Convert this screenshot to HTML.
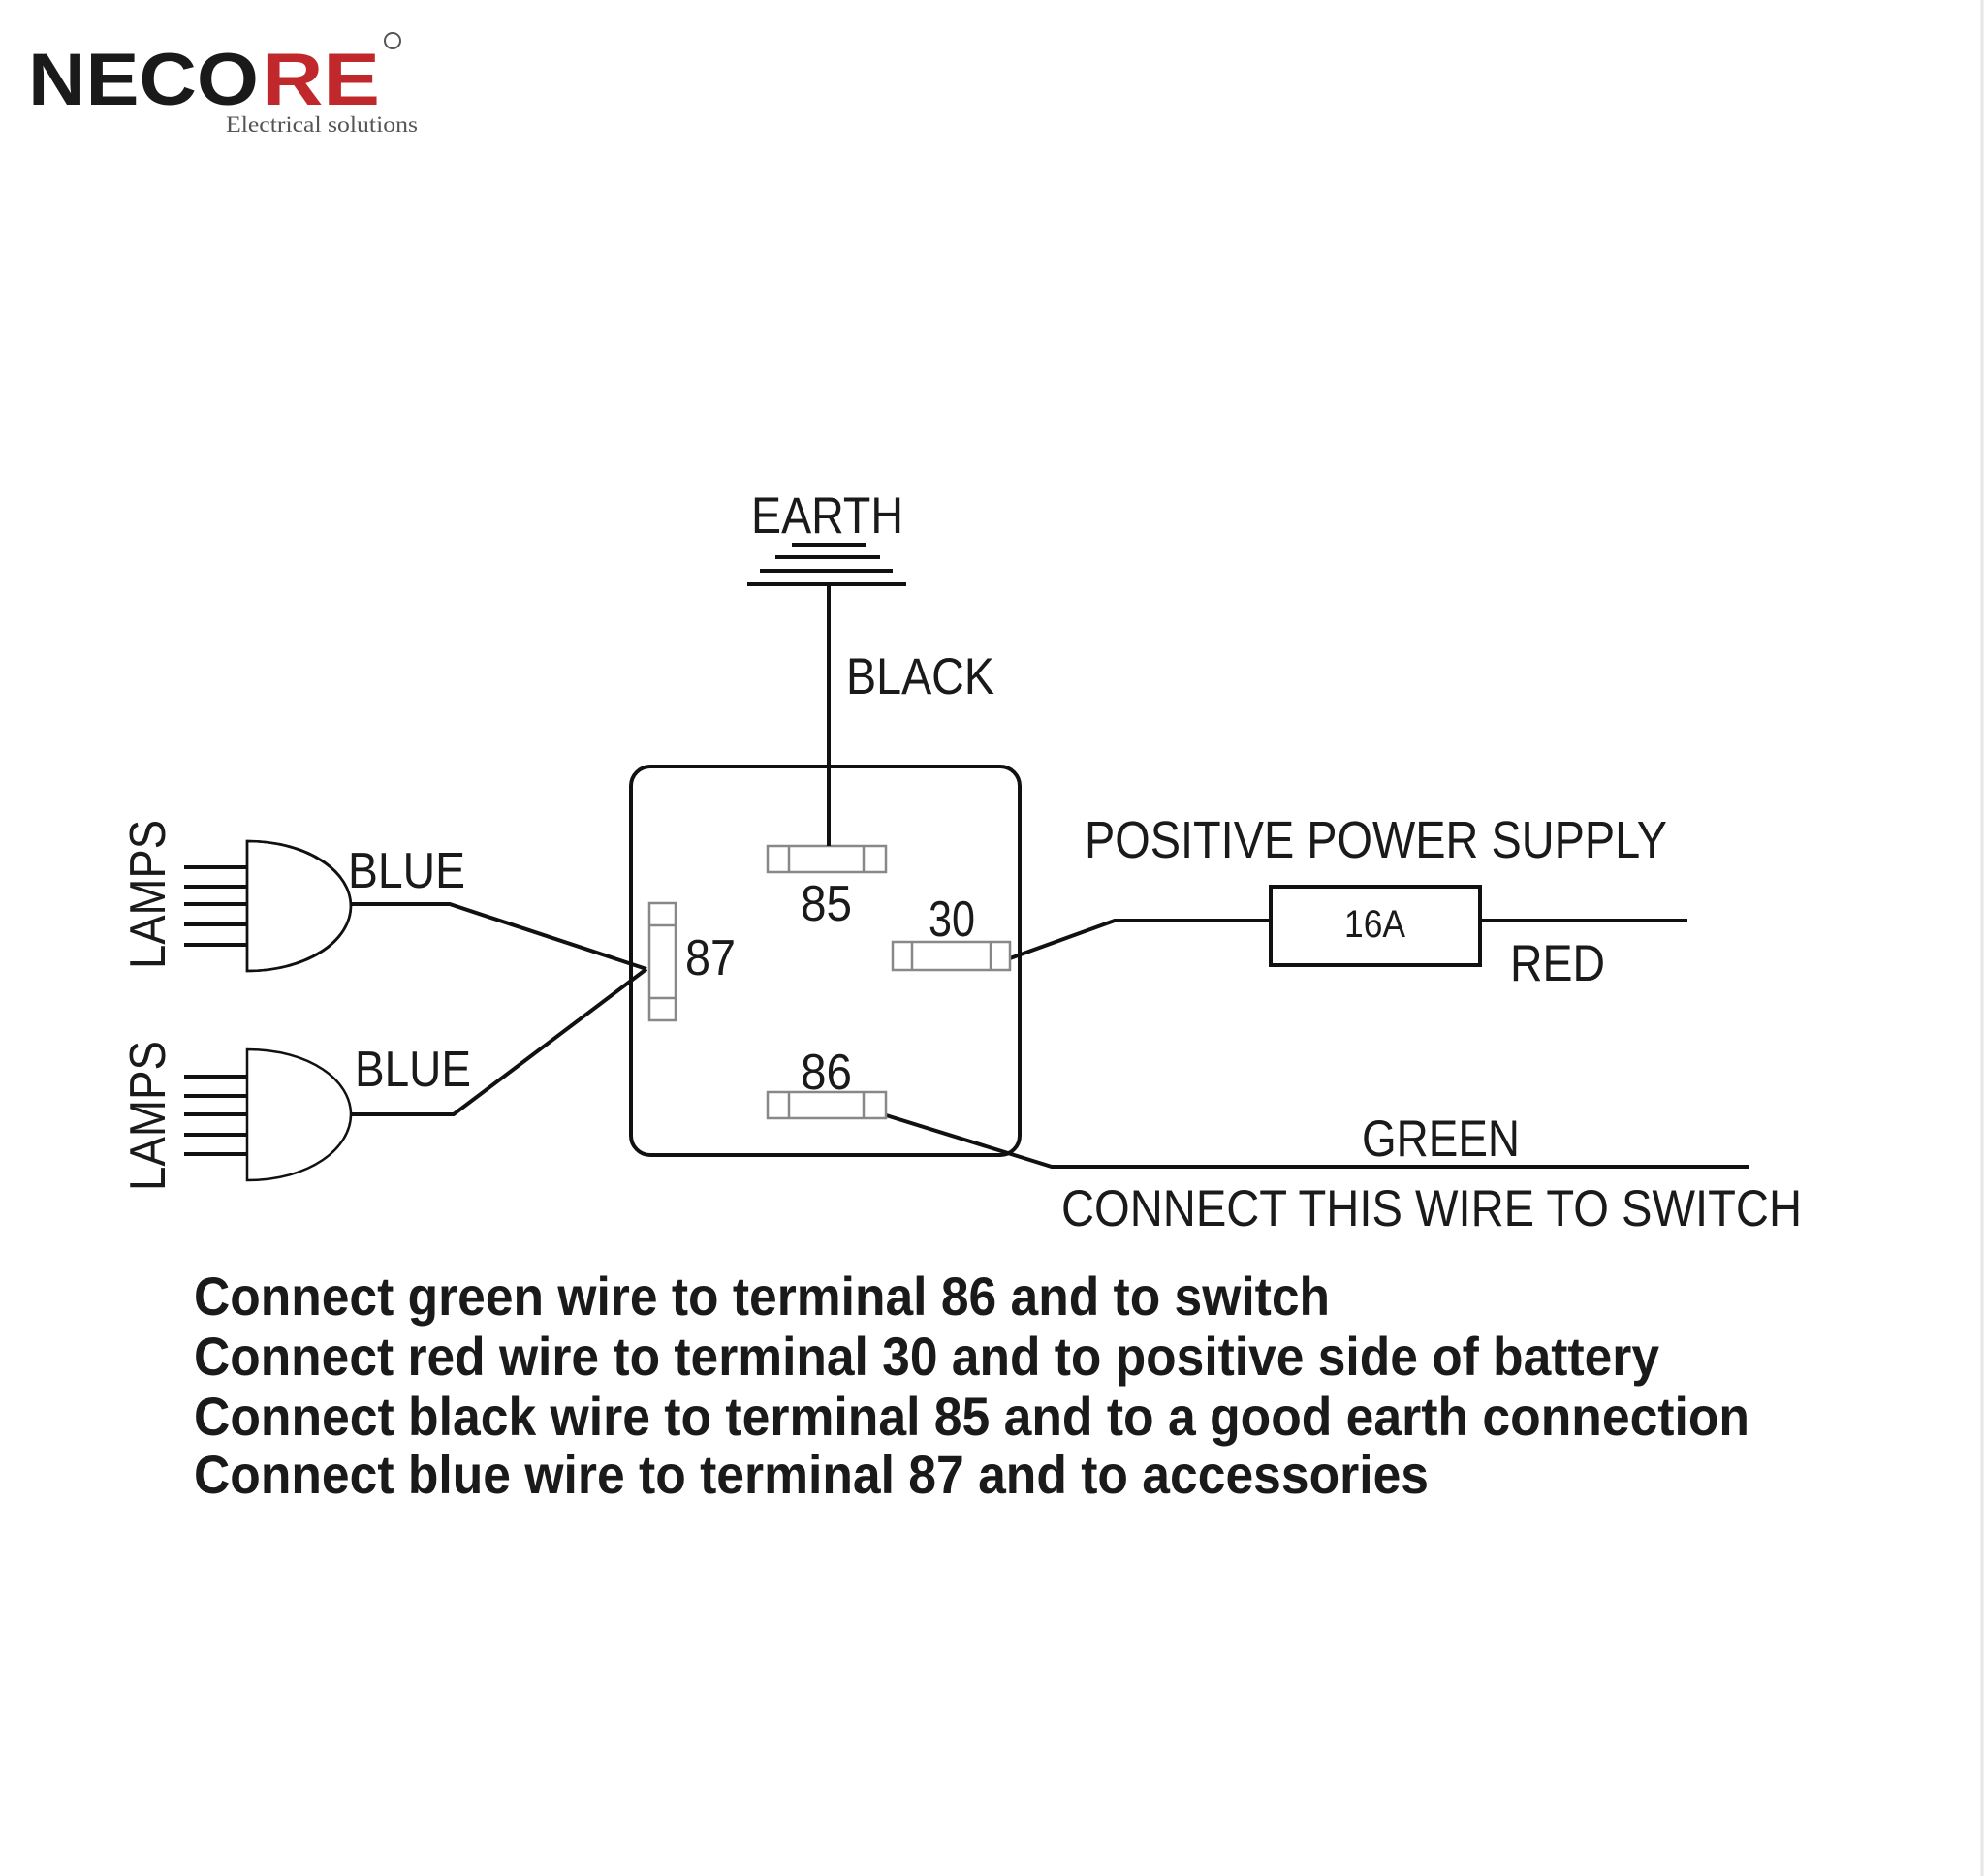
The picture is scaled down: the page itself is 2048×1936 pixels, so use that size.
<!DOCTYPE html>
<html><head><meta charset="utf-8"><style>
html,body{margin:0;padding:0;background:#fff;}
svg{display:block;}
text{font-family:"Liberation Sans",Arial,sans-serif;fill:#1a1a1a;}
</style></head><body>
<svg width="2048" height="1936" viewBox="0 0 2048 1936" xmlns="http://www.w3.org/2000/svg">
<rect width="2048" height="1936" fill="#fff"/>
<line x1="2045" y1="0" x2="2045" y2="1936" stroke="#e6e6e6" stroke-width="3"/>
<!-- logo -->
<text x="29" y="108" font-size="76" font-weight="bold" textLength="238" lengthAdjust="spacingAndGlyphs" fill="#1c1c1c">NECO</text>
<text x="270" y="108" font-size="76" font-weight="bold" textLength="122" lengthAdjust="spacingAndGlyphs" style="fill:#c0282c">RE</text>
<circle cx="405" cy="42" r="8" fill="none" stroke="#555" stroke-width="2"/>
<text x="233" y="136" font-size="23" textLength="198" lengthAdjust="spacingAndGlyphs" style="font-family:'Liberation Serif',serif;fill:#555">Electrical solutions</text>

<g stroke="#111" fill="none" stroke-linecap="butt">
<!-- earth -->
<line x1="817" y1="562" x2="893" y2="562" stroke-width="4"/>
<line x1="800" y1="575" x2="908" y2="575" stroke-width="4"/>
<line x1="784" y1="589" x2="921" y2="589" stroke-width="4"/>
<line x1="771" y1="603" x2="935" y2="603" stroke-width="4"/>
<line x1="855" y1="603" x2="855" y2="873" stroke-width="4"/>
<!-- relay box -->
<rect x="651" y="791" width="401" height="401" rx="20" stroke-width="4"/>
<!-- wires -->
<polyline points="362,933 464,933 667,1000" stroke-width="4"/>
<polyline points="362,1150 468,1150 667,1000" stroke-width="4"/>
<polyline points="1042,989 1150,950 1311,950" stroke-width="4"/>
<line x1="1527" y1="950" x2="1741" y2="950" stroke-width="4"/>
<rect x="1311" y="915" width="216" height="81" stroke-width="4"/>
<polyline points="911,1150 1085,1204 1805,1204" stroke-width="4"/>
<!-- lamps -->
<path d="M255,868 L255,1002 A107,67 0 0 0 255,868 Z" transform="translate(0,0)" stroke-width="2.5" d2=""/>
<path d="M255,1083 L255,1218" stroke-width="0"/>
</g>
<g stroke="#111" fill="none" stroke-width="2.5">
<path d="M255,868 C320,868 362,900 362,935 C362,970 320,1002 255,1002 Z"/>
<path d="M255,1083 C320,1083 362,1115 362,1150 C362,1185 320,1218 255,1218 Z"/>
</g>
<g stroke="#111" stroke-width="4">
<line x1="190" y1="895" x2="255" y2="895"/><line x1="190" y1="915" x2="255" y2="915"/><line x1="190" y1="933" x2="255" y2="933"/><line x1="190" y1="954" x2="255" y2="954"/><line x1="190" y1="975" x2="255" y2="975"/>
<line x1="190" y1="1111" x2="255" y2="1111"/><line x1="190" y1="1131" x2="255" y2="1131"/><line x1="190" y1="1150" x2="255" y2="1150"/><line x1="190" y1="1171" x2="255" y2="1171"/><line x1="190" y1="1191" x2="255" y2="1191"/>
</g>
<!-- terminals -->
<g stroke="#888" fill="#fff" stroke-width="2.5">
<rect x="792" y="873" width="122" height="27"/><line x1="814" y1="873" x2="814" y2="900"/><line x1="891" y1="873" x2="891" y2="900"/>
<rect x="921" y="972" width="121" height="29"/><line x1="941" y1="972" x2="941" y2="1001"/><line x1="1022" y1="972" x2="1022" y2="1001"/>
<rect x="670" y="932" width="27" height="121"/><line x1="670" y1="955" x2="697" y2="955"/><line x1="670" y1="1030" x2="697" y2="1030"/>
<rect x="792" y="1127" width="122" height="27"/><line x1="814" y1="1127" x2="814" y2="1154"/><line x1="891" y1="1127" x2="891" y2="1154"/>
</g>
<line x1="855" y1="860" x2="855" y2="873" stroke="#111" stroke-width="4"/>
<!-- labels -->
<text x="775" y="550" font-size="53" textLength="157" lengthAdjust="spacingAndGlyphs">EARTH</text>
<text x="873" y="716" font-size="53" textLength="153" lengthAdjust="spacingAndGlyphs">BLACK</text>
<text x="826" y="950" font-size="52" textLength="53" lengthAdjust="spacingAndGlyphs">85</text>
<text x="958" y="966" font-size="52" textLength="48" lengthAdjust="spacingAndGlyphs">30</text>
<text x="707" y="1006" font-size="52" textLength="52" lengthAdjust="spacingAndGlyphs">87</text>
<text x="826" y="1124" font-size="52" textLength="53" lengthAdjust="spacingAndGlyphs">86</text>
<text x="359" y="916" font-size="52" textLength="121" lengthAdjust="spacingAndGlyphs">BLUE</text>
<text x="366" y="1121" font-size="52" textLength="120" lengthAdjust="spacingAndGlyphs">BLUE</text>
<text transform="translate(170,1000) rotate(-90)" font-size="52" textLength="154" lengthAdjust="spacingAndGlyphs">LAMPS</text>
<text transform="translate(170,1229) rotate(-90)" font-size="52" textLength="155" lengthAdjust="spacingAndGlyphs">LAMPS</text>
<text x="1119" y="885" font-size="54" textLength="601" lengthAdjust="spacingAndGlyphs">POSITIVE POWER SUPPLY</text>
<text x="1387" y="967" font-size="40" textLength="63" lengthAdjust="spacingAndGlyphs">16A</text>
<text x="1558" y="1012" font-size="53" textLength="98" lengthAdjust="spacingAndGlyphs">RED</text>
<text x="1405" y="1193" font-size="53" textLength="163" lengthAdjust="spacingAndGlyphs">GREEN</text>
<text x="1095" y="1265" font-size="53" textLength="764" lengthAdjust="spacingAndGlyphs">CONNECT THIS WIRE TO SWITCH</text>
<g font-size="56" font-weight="bold">
<text x="200" y="1357" textLength="1172" lengthAdjust="spacingAndGlyphs">Connect green wire to terminal 86 and to switch</text>
<text x="200" y="1419" textLength="1512" lengthAdjust="spacingAndGlyphs">Connect red wire to terminal 30 and to positive side of battery</text>
<text x="200" y="1481" textLength="1605" lengthAdjust="spacingAndGlyphs">Connect black wire to terminal 85 and to a good earth connection</text>
<text x="200" y="1541" textLength="1274" lengthAdjust="spacingAndGlyphs">Connect blue wire to terminal 87 and to accessories</text>
</g>
</svg>
</body></html>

════════════════════

== What the exercise asks ==
Transcribe all the data word for word; the images stay out.

== The completed task ==
Convert this screenshot to HTML.
The picture is scaled down: the page itself is 2048×1936 pixels, so use that size.
<!DOCTYPE html>
<html><head><meta charset="utf-8"><style>
html,body{margin:0;padding:0;background:#fff;}
svg{display:block;}
text{font-family:"Liberation Sans",Arial,sans-serif;fill:#1a1a1a;}
</style></head><body>
<svg width="2048" height="1936" viewBox="0 0 2048 1936" xmlns="http://www.w3.org/2000/svg">
<rect width="2048" height="1936" fill="#fff"/>
<line x1="2045" y1="0" x2="2045" y2="1936" stroke="#e6e6e6" stroke-width="3"/>
<!-- logo -->
<text x="29" y="108" font-size="76" font-weight="bold" textLength="238" lengthAdjust="spacingAndGlyphs" fill="#1c1c1c">NECO</text>
<text x="270" y="108" font-size="76" font-weight="bold" textLength="122" lengthAdjust="spacingAndGlyphs" style="fill:#c0282c">RE</text>
<circle cx="405" cy="42" r="8" fill="none" stroke="#555" stroke-width="2"/>
<text x="233" y="136" font-size="23" textLength="198" lengthAdjust="spacingAndGlyphs" style="font-family:'Liberation Serif',serif;fill:#555">Electrical solutions</text>

<g stroke="#111" fill="none" stroke-linecap="butt">
<!-- earth -->
<line x1="817" y1="562" x2="893" y2="562" stroke-width="4"/>
<line x1="800" y1="575" x2="908" y2="575" stroke-width="4"/>
<line x1="784" y1="589" x2="921" y2="589" stroke-width="4"/>
<line x1="771" y1="603" x2="935" y2="603" stroke-width="4"/>
<line x1="855" y1="603" x2="855" y2="873" stroke-width="4"/>
<!-- relay box -->
<rect x="651" y="791" width="401" height="401" rx="20" stroke-width="4"/>
<!-- wires -->
<polyline points="362,933 464,933 667,1000" stroke-width="4"/>
<polyline points="362,1150 468,1150 667,1000" stroke-width="4"/>
<polyline points="1042,989 1150,950 1311,950" stroke-width="4"/>
<line x1="1527" y1="950" x2="1741" y2="950" stroke-width="4"/>
<rect x="1311" y="915" width="216" height="81" stroke-width="4"/>
<polyline points="911,1150 1085,1204 1805,1204" stroke-width="4"/>
<!-- lamps -->
<path d="M255,868 L255,1002 A107,67 0 0 0 255,868 Z" transform="translate(0,0)" stroke-width="2.5" d2=""/>
<path d="M255,1083 L255,1218" stroke-width="0"/>
</g>
<g stroke="#111" fill="none" stroke-width="2.5">
<path d="M255,868 C320,868 362,900 362,935 C362,970 320,1002 255,1002 Z"/>
<path d="M255,1083 C320,1083 362,1115 362,1150 C362,1185 320,1218 255,1218 Z"/>
</g>
<g stroke="#111" stroke-width="4">
<line x1="190" y1="895" x2="255" y2="895"/><line x1="190" y1="915" x2="255" y2="915"/><line x1="190" y1="933" x2="255" y2="933"/><line x1="190" y1="954" x2="255" y2="954"/><line x1="190" y1="975" x2="255" y2="975"/>
<line x1="190" y1="1111" x2="255" y2="1111"/><line x1="190" y1="1131" x2="255" y2="1131"/><line x1="190" y1="1150" x2="255" y2="1150"/><line x1="190" y1="1171" x2="255" y2="1171"/><line x1="190" y1="1191" x2="255" y2="1191"/>
</g>
<!-- terminals -->
<g stroke="#888" fill="#fff" stroke-width="2.5">
<rect x="792" y="873" width="122" height="27"/><line x1="814" y1="873" x2="814" y2="900"/><line x1="891" y1="873" x2="891" y2="900"/>
<rect x="921" y="972" width="121" height="29"/><line x1="941" y1="972" x2="941" y2="1001"/><line x1="1022" y1="972" x2="1022" y2="1001"/>
<rect x="670" y="932" width="27" height="121"/><line x1="670" y1="955" x2="697" y2="955"/><line x1="670" y1="1030" x2="697" y2="1030"/>
<rect x="792" y="1127" width="122" height="27"/><line x1="814" y1="1127" x2="814" y2="1154"/><line x1="891" y1="1127" x2="891" y2="1154"/>
</g>
<line x1="855" y1="860" x2="855" y2="873" stroke="#111" stroke-width="4"/>
<!-- labels -->
<text x="775" y="550" font-size="53" textLength="157" lengthAdjust="spacingAndGlyphs">EARTH</text>
<text x="873" y="716" font-size="53" textLength="153" lengthAdjust="spacingAndGlyphs">BLACK</text>
<text x="826" y="950" font-size="52" textLength="53" lengthAdjust="spacingAndGlyphs">85</text>
<text x="958" y="966" font-size="52" textLength="48" lengthAdjust="spacingAndGlyphs">30</text>
<text x="707" y="1006" font-size="52" textLength="52" lengthAdjust="spacingAndGlyphs">87</text>
<text x="826" y="1124" font-size="52" textLength="53" lengthAdjust="spacingAndGlyphs">86</text>
<text x="359" y="916" font-size="52" textLength="121" lengthAdjust="spacingAndGlyphs">BLUE</text>
<text x="366" y="1121" font-size="52" textLength="120" lengthAdjust="spacingAndGlyphs">BLUE</text>
<text transform="translate(170,1000) rotate(-90)" font-size="52" textLength="154" lengthAdjust="spacingAndGlyphs">LAMPS</text>
<text transform="translate(170,1229) rotate(-90)" font-size="52" textLength="155" lengthAdjust="spacingAndGlyphs">LAMPS</text>
<text x="1119" y="885" font-size="54" textLength="601" lengthAdjust="spacingAndGlyphs">POSITIVE POWER SUPPLY</text>
<text x="1387" y="967" font-size="40" textLength="63" lengthAdjust="spacingAndGlyphs">16A</text>
<text x="1558" y="1012" font-size="53" textLength="98" lengthAdjust="spacingAndGlyphs">RED</text>
<text x="1405" y="1193" font-size="53" textLength="163" lengthAdjust="spacingAndGlyphs">GREEN</text>
<text x="1095" y="1265" font-size="53" textLength="764" lengthAdjust="spacingAndGlyphs">CONNECT THIS WIRE TO SWITCH</text>
<g font-size="56" font-weight="bold">
<text x="200" y="1357" textLength="1172" lengthAdjust="spacingAndGlyphs">Connect green wire to terminal 86 and to switch</text>
<text x="200" y="1419" textLength="1512" lengthAdjust="spacingAndGlyphs">Connect red wire to terminal 30 and to positive side of battery</text>
<text x="200" y="1481" textLength="1605" lengthAdjust="spacingAndGlyphs">Connect black wire to terminal 85 and to a good earth connection</text>
<text x="200" y="1541" textLength="1274" lengthAdjust="spacingAndGlyphs">Connect blue wire to terminal 87 and to accessories</text>
</g>
</svg>
</body></html>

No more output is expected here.